What is interesting is how Donut Lab is going about this. It could have responded to the [fraud accusations](https://www.sovereignmagazine.com/article/the-battery-industry-called-donut-lab-a-fraud-then-announced-its-own-solid-state-plans) by submitting everything for testing at once. Instead it handed cells to VTT (one of the most respected research institutions in Europe, with over 80 years of applied science work for the Finnish government and private sector) and let them publish whatever they found, starting with arguably its strongest selling point.

You do not do that unless you know what the results are going to say. CEO Marko Lehtimäki [confirmed as much](https://www.electrive.com/2026/02/23/donut-lab-presents-first-data-on-controversial-solid-state-battery/) to Electrive: ‘if we presented full validation immediately, controversy would shift to scalability questions.’ The company has even launched a dedicated site ([idonutbelieve.com](https://idonutbelieve.com/)) to publish VTT results as they arrive. Rather than flinch at the backlash, Donut Lab has turned it into a marketing campaign.
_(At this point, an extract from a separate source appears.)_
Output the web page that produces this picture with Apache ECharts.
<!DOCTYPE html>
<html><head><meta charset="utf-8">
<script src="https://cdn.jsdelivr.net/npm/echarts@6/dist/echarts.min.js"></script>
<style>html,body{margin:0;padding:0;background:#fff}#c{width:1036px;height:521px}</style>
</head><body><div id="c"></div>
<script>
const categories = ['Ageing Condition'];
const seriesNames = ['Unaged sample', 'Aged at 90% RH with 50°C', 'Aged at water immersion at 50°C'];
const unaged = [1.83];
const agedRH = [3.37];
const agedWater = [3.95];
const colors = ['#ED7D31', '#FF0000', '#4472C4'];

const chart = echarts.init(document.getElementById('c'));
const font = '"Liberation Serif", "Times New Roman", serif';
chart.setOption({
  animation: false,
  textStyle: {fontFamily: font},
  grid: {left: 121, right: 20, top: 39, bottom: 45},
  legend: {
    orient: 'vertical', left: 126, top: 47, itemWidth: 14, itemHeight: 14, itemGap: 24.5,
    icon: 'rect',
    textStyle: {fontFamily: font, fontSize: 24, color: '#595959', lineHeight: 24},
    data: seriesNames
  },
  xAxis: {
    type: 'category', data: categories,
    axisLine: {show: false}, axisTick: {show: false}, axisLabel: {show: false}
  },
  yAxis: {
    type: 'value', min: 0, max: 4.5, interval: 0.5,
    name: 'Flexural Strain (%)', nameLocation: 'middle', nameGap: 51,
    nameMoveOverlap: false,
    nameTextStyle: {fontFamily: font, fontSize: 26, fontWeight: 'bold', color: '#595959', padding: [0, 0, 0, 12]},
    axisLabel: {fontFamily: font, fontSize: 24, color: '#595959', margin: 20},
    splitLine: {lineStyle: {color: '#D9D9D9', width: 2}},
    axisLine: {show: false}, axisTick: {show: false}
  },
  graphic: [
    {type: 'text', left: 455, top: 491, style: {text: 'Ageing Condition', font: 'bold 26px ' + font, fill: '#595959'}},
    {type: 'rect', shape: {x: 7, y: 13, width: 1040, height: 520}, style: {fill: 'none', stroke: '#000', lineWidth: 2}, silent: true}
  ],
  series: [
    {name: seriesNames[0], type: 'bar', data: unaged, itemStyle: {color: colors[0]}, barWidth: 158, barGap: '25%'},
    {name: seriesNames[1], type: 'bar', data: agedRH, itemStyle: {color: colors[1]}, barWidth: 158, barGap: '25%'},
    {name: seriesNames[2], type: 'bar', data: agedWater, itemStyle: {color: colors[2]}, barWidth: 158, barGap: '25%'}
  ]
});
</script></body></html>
Five claims remain unverified and will arrive on Donut Lab’s schedule, not its detractors’.

## Five more to go

None of this is settled, obviously. Energy density, cycle life, temperature range, material sourcing and cost all still need independent verification, and Lehtimäki has said more VTT reports are coming in 6 days as of publishing. Two months ago the question was whether Donut Lab had anything real at all. After today, it is whether the rest holds up.

## Further Context

**Q: Why do not EVs use solid-state batteries?**
Solid-state batteries replace the liquid electrolyte in conventional lithium-ion cells with a solid material, which in theory allows higher energy density, faster charging and better safety. The reason they are not in vehicles yet is manufacturing. Solid electrolytes are brittle and crack under the expansion and contraction that occurs during charge cycles, which limits how many times a cell can be recharged before it degrades. Every major battery manufacturer (Toyota, Samsung SDI, CATL, QuantumScape) has a solid-state programme, but none has achieved mass production. Most are targeting 2027–2030 for limited commercial output.
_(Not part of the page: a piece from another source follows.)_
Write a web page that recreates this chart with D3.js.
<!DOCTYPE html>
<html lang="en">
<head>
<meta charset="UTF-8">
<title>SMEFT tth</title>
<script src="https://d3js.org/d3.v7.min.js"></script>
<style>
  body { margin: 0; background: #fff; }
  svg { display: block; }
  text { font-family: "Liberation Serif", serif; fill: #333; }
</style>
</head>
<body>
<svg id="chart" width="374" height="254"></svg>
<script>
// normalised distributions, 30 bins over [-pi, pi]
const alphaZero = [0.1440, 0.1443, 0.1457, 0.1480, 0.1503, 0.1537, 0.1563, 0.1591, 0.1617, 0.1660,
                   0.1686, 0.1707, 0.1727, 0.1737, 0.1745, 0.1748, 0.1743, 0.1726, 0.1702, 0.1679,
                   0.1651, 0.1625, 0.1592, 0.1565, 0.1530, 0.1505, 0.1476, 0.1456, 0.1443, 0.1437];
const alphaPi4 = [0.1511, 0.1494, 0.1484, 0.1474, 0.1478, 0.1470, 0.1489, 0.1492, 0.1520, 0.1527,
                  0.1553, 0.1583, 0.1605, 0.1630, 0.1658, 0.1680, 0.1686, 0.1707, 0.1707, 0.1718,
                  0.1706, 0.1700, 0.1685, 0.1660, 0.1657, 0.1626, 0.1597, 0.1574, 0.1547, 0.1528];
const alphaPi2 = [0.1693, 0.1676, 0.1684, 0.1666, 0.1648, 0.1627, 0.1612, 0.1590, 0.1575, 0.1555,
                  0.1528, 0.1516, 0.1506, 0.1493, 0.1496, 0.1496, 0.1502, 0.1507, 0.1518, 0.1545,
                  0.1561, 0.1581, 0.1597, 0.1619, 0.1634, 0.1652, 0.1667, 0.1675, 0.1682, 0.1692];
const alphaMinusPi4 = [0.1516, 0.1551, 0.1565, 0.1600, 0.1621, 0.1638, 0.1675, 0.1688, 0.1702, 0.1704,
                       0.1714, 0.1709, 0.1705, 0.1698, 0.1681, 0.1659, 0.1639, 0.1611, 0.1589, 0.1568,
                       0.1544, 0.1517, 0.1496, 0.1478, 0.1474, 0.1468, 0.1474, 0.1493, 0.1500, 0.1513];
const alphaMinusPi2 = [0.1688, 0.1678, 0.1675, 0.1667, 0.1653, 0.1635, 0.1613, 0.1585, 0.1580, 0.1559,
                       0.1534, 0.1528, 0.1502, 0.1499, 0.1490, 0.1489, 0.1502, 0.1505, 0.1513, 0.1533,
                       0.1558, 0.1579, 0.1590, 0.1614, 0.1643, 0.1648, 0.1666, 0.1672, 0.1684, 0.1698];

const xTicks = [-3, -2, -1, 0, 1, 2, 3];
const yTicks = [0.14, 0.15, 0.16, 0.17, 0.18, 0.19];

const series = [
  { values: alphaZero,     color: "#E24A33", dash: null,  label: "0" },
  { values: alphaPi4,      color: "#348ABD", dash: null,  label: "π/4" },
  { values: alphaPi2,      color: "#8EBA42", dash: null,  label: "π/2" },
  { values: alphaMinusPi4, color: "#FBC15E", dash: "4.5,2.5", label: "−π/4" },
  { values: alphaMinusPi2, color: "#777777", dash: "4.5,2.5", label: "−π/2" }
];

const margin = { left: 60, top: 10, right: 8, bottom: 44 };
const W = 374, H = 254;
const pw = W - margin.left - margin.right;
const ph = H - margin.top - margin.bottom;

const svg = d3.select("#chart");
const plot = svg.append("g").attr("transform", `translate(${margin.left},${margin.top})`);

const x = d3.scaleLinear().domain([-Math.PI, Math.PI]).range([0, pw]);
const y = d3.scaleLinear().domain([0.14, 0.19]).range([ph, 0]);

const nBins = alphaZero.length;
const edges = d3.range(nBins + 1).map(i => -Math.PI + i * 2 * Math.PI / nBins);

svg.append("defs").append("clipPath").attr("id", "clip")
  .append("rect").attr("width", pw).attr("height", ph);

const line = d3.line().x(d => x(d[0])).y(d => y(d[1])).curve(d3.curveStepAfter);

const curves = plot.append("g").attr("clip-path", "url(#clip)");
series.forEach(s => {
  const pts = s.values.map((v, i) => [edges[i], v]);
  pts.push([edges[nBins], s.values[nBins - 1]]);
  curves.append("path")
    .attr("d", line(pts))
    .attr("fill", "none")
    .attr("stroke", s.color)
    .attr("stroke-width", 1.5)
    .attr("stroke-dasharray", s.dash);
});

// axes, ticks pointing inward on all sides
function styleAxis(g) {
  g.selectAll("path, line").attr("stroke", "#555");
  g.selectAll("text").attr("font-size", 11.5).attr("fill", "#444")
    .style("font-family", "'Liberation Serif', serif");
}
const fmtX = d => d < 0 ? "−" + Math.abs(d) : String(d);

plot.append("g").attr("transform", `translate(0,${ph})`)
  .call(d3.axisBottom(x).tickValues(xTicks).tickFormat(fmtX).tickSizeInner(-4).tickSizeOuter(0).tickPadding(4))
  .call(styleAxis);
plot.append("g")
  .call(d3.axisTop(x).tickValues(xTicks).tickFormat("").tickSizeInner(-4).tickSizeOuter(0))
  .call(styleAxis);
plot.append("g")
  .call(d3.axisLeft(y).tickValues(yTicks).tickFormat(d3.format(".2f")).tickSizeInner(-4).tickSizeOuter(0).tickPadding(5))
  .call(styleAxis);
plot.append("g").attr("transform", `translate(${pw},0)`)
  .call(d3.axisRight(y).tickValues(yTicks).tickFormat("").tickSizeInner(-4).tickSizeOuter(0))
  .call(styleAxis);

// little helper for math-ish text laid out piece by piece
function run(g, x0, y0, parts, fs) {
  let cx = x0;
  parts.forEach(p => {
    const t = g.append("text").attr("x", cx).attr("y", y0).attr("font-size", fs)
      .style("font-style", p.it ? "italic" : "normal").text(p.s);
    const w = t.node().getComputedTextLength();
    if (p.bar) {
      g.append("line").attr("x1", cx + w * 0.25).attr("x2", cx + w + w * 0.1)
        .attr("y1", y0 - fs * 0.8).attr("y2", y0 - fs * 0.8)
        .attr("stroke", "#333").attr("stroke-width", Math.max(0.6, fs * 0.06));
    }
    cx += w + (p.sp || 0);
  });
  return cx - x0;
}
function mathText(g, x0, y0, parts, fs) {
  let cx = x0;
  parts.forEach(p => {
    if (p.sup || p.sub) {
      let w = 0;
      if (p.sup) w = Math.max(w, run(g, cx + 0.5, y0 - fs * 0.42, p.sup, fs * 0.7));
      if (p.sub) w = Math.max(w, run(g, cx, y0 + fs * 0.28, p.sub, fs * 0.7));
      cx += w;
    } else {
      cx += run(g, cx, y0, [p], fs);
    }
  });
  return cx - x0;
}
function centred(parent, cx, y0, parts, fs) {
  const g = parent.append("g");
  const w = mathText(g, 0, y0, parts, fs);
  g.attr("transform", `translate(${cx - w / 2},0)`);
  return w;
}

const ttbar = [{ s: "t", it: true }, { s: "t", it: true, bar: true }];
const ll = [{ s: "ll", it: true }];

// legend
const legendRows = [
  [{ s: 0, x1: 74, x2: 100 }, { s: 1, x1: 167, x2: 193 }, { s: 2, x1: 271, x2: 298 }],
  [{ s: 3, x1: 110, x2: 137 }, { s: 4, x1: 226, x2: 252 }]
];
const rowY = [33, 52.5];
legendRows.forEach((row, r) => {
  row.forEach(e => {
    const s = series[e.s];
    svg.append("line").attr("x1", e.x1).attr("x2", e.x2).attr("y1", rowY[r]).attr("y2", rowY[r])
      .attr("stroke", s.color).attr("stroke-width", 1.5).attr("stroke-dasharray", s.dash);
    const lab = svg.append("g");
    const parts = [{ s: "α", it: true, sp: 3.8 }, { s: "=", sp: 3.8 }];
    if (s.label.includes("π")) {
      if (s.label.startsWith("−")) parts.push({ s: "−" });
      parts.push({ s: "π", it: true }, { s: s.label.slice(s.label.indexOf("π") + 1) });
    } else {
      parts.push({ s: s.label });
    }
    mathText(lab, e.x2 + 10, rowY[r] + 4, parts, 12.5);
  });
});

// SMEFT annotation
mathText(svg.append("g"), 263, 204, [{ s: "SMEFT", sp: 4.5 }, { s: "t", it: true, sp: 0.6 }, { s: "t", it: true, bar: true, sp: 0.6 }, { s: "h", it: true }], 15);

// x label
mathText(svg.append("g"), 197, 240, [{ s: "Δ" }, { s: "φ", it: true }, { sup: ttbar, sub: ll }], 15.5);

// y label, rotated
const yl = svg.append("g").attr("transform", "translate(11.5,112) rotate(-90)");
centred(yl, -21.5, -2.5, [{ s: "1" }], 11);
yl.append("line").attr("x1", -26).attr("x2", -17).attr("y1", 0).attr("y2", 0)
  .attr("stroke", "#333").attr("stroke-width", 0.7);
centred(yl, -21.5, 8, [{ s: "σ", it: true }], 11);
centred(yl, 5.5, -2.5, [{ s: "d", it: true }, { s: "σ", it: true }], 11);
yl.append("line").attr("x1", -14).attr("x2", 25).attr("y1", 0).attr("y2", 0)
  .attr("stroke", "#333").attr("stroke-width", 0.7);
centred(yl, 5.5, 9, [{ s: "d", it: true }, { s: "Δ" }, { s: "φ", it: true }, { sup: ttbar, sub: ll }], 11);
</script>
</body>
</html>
**Q: What is VTT Technical Research Centre of Finland?**
VTT is Finland’s state-owned applied research organisation, founded in 1942. It is the largest research and technology institution in Finland and was ranked fourth in Europe by European Research Ranking for success in competitive research funding. VTT operates as a non-profit and receives roughly 70% of its income from commissioned research for private companies and public bodies. In 2024 it became the first non-American partner selected for a US Department of Energy ARPA-E programme, working alongside Lawrence Livermore National Laboratory on fusion energy research. Its involvement in testing Donut Lab’s cells carries weight precisely because of this institutional credibility.
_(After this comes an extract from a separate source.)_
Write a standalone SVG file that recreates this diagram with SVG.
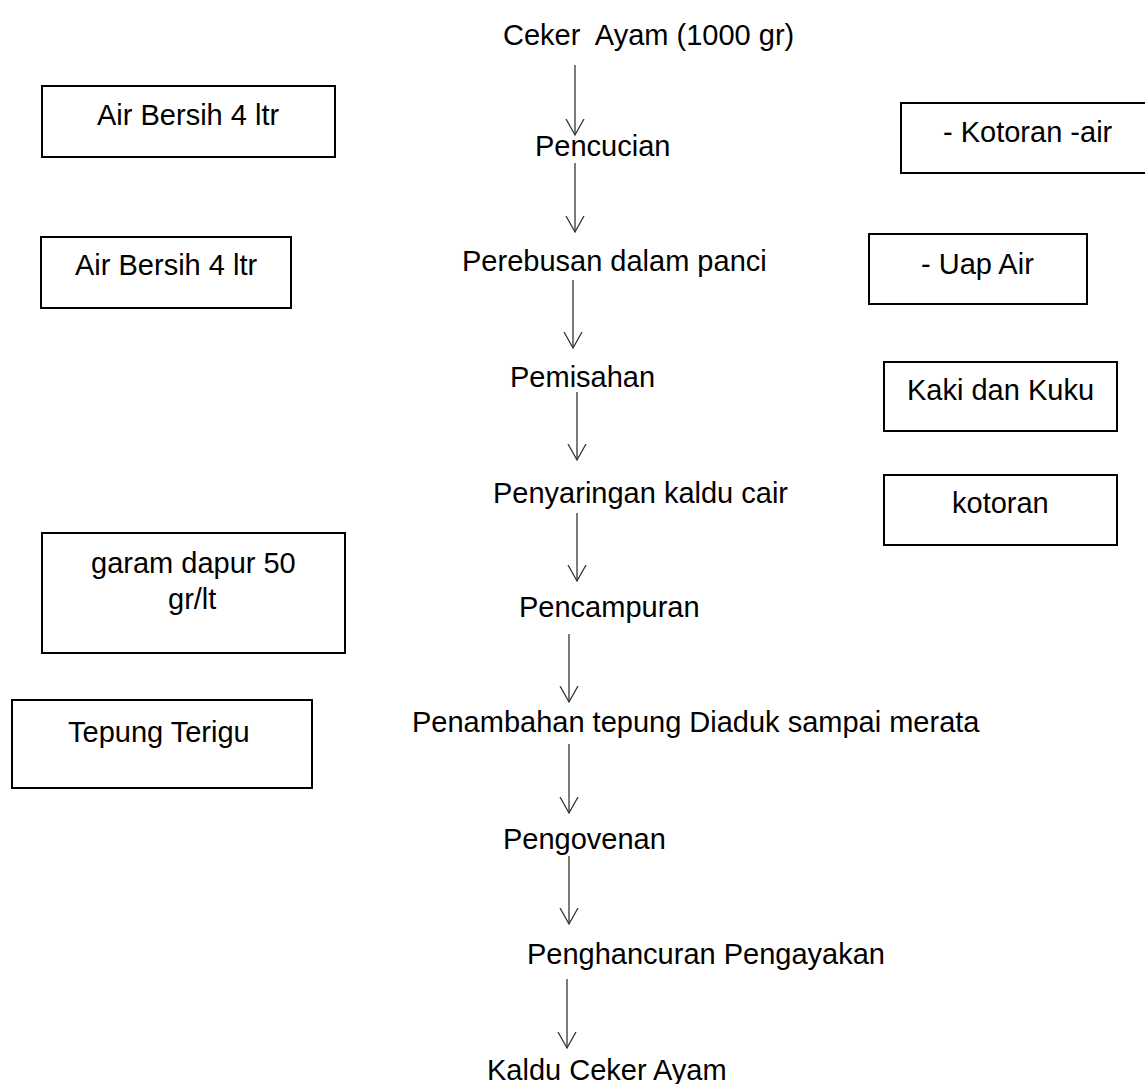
<svg xmlns="http://www.w3.org/2000/svg" width="1145" height="1084" viewBox="0 0 1145 1084">
<defs>
<style>
text{font-family:"Liberation Sans",Arial,sans-serif;font-size:29px;fill:#000}
.pre{white-space:pre}
.box{fill:#fff;stroke:#000;stroke-width:2}
.arr{stroke:#333;stroke-width:1.3;fill:none;marker-end:url(#v)}
</style>
<marker id="v" viewBox="0 0 20 20" refX="16" refY="10" markerWidth="20" markerHeight="20" markerUnits="userSpaceOnUse" orient="auto">
<path d="M0,1 L16,10 L0,19" fill="none" stroke="#333" stroke-width="1.3"/>
</marker>
</defs>
<rect width="1145" height="1084" fill="#fff"/>
<g id="connectors">
<path class="arr" d="M575,65 V135"/>
<path class="arr" d="M575,163 V232"/>
<path class="arr" d="M573,280 V348"/>
<path class="arr" d="M577,392 V460"/>
<path class="arr" d="M577,513 V581"/>
<path class="arr" d="M569,634 V702"/>
<path class="arr" d="M569,744 V813"/>
<path class="arr" d="M569,856 V924"/>
<path class="arr" d="M567,979 V1048"/>
</g>
<g id="n-ceker"><text class="pre" xml:space="preserve" x="503" y="45">Ceker  Ayam (1000 gr)</text></g>
<g id="n-pencucian"><text x="535" y="156">Pencucian</text></g>
<g id="n-perebusan"><text x="462" y="271">Perebusan dalam panci</text></g>
<g id="n-pemisahan"><text x="510" y="387">Pemisahan</text></g>
<g id="n-penyaringan"><text x="493" y="503">Penyaringan kaldu cair</text></g>
<g id="n-pencampuran"><text x="519" y="617">Pencampuran</text></g>
<g id="n-penambahan"><text x="412" y="732">Penambahan tepung Diaduk sampai merata</text></g>
<g id="n-pengovenan"><text x="503" y="849">Pengovenan</text></g>
<g id="n-penghancuran"><text x="527" y="964">Penghancuran Pengayakan</text></g>
<g id="n-kaldu"><text x="487" y="1080">Kaldu Ceker Ayam</text></g>
<g id="b-air1"><rect class="box" x="42" y="86" width="293" height="71"/><text x="97" y="125">Air Bersih 4 ltr</text></g>
<g id="b-air2"><rect class="box" x="41" y="237" width="250" height="71"/><text x="75" y="275">Air Bersih 4 ltr</text></g>
<g id="b-garam"><rect class="box" x="42" y="533" width="303" height="120"/><text x="91" y="573">garam dapur 50</text><text x="168" y="609">gr/lt</text></g>
<g id="b-tepung"><rect class="box" x="12" y="700" width="300" height="88"/><text x="68" y="742">Tepung Terigu</text></g>
<g id="b-kotoran-air"><rect class="box" x="901" y="103" width="260" height="70"/><text x="943" y="142">- Kotoran -air</text></g>
<g id="b-uap"><rect class="box" x="869" y="234" width="218" height="70"/><text x="921" y="274">- Uap Air</text></g>
<g id="b-kaki"><rect class="box" x="884" y="362" width="233" height="69"/><text x="907" y="400">Kaki dan Kuku</text></g>
<g id="b-kotoran"><rect class="box" x="884" y="475" width="233" height="70"/><text x="952" y="513">kotoran</text></g>
</svg>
**Q: What is a donut battery?**
The Donut Battery is a branded all-solid-state battery cell manufactured by Donut Lab, a Helsinki-based startup. The company claims it delivers 400 Wh/kg energy density, charges fully in five minutes, lasts 100,000 cycles and uses no geopolitically sensitive raw materials such as cobalt or nickel. Donut Lab says the cells are already in gigawatt-hour level production and are being installed in Verge Motorcycles electric vehicles, though deliveries have slipped from Q1 to at least April 2026. As of February 2026, only the fast charging specification has been independently verified.